After a turbulent period in Israeli politics, Prime Minister Benjamin Netanyahu announced Tuesday night that the country would be heading to the polls in the spring. This makes the current Knesset, the country’s 19th, the second shortest in its history.
The announcement came after Netanyahu opted to fire two key ministers who in recent weeks have stood against him on a number of key issues. “In recent weeks, including the last 24 hours, Ministers [Yair] Lapid [Finance, Yesh Atid party] and [Tzipi] Livni [Justice, Hatnua party] harshly attacked the government under my leadership. I won’t tolerate any more opposition within the government; I won’t tolerate ministers attacking from within the government the government’s policies and its leader,” Netanyahu said in a statement.
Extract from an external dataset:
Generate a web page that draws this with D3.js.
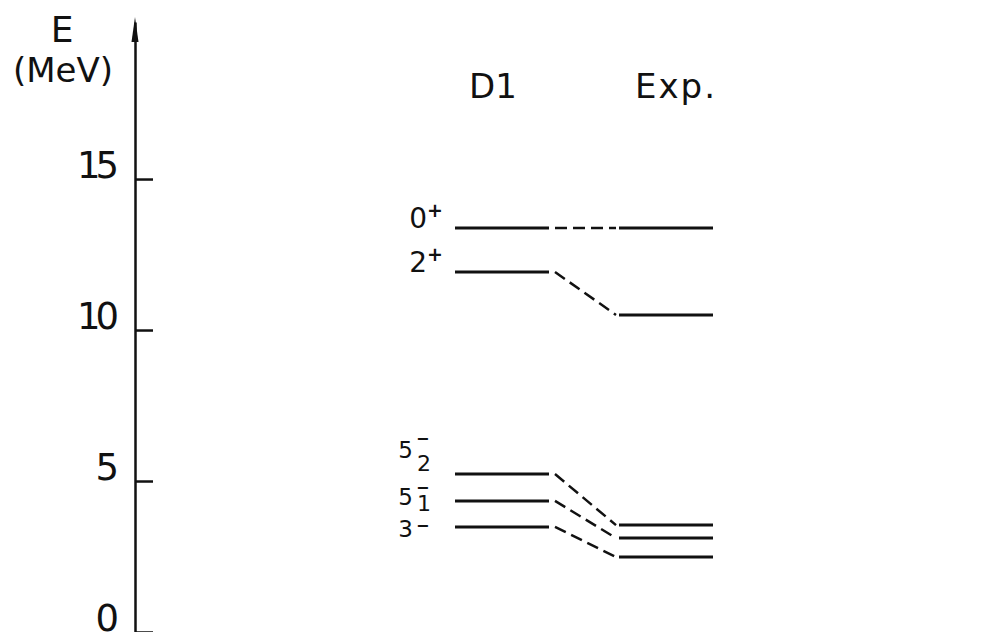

At a press conference, Netanyahu accused both Lapid and Livni of working to undermine his government from within. “In May of this year [Livni] met with Mahmoud Abbas in complete contrast to the cabinet’s decision not meet with him at the time, as well as against my explicit order not to hold the meeting. Later she went on to say, while serving as the justice minister, ‘Netanyahu’s boycott of Abbas is stupid.’ And today she once again attacked the government under my leadership.”
Lapid, Netanyahu said, “is a finance minister who failed in the managing of the economy and secretly joins forces with the justice minister to act against the government and its leader. In one word, it’s called a putsch.”
Remaining ministers from Yesh Atid declared they would resign if not fired first, Ynetnews reported. Hatnua no longer has other ministers in the cabinet.
Now, the dissolution of the Knesset must be put to an official vote and an election date must be chosen. Knesset Speaker Yuli Edelstein was set to meet with faction heads Wednesday morning, and March 17 has been chosen, according to Israel Army Radio. According to Israeli law, elections must take place no less than 90 days after the dissolution of the previous Knesset.
Israel National News reported on a Channel 2 poll which shows Netanyahu’s Likud party remaining the largest party in Knesset, taking 22 of a possible 120 seats. The second-largest party would be the Jewish Home party, with 17 seats, and Yesh Atid would drop from its current 19 seats to a mere 9.
The elections themselves, based on the last ones, will cost the taxpayer about NIS 450 million (over $112 million US), but the peripheral costs, including the lost productivity of the day off work to vote, could reach NIS 1.5 billion (over $377 million US), reported Ynetnews.
The English-language affiliate of Yedioth Achronoth also identified a number of laws that would be stopped in their tracks because of the upcoming elections. These include Lapid’s flagship zero percent VAT on new appartments for young couples and several other economic reforms.
The Times of Israel reported on the US reaction to the news. US Secretary of State John Kerry refused to comment on internal Israeli politics, but said the US would continue to support its Middle Eastern ally. He shared his hopes for the new Israeli government: “Obviously, we hope that whatever government is formed is a government…that can negotiate and move towards resolving the differences between Israelis and Palestinians, and obviously, the differences in the region.”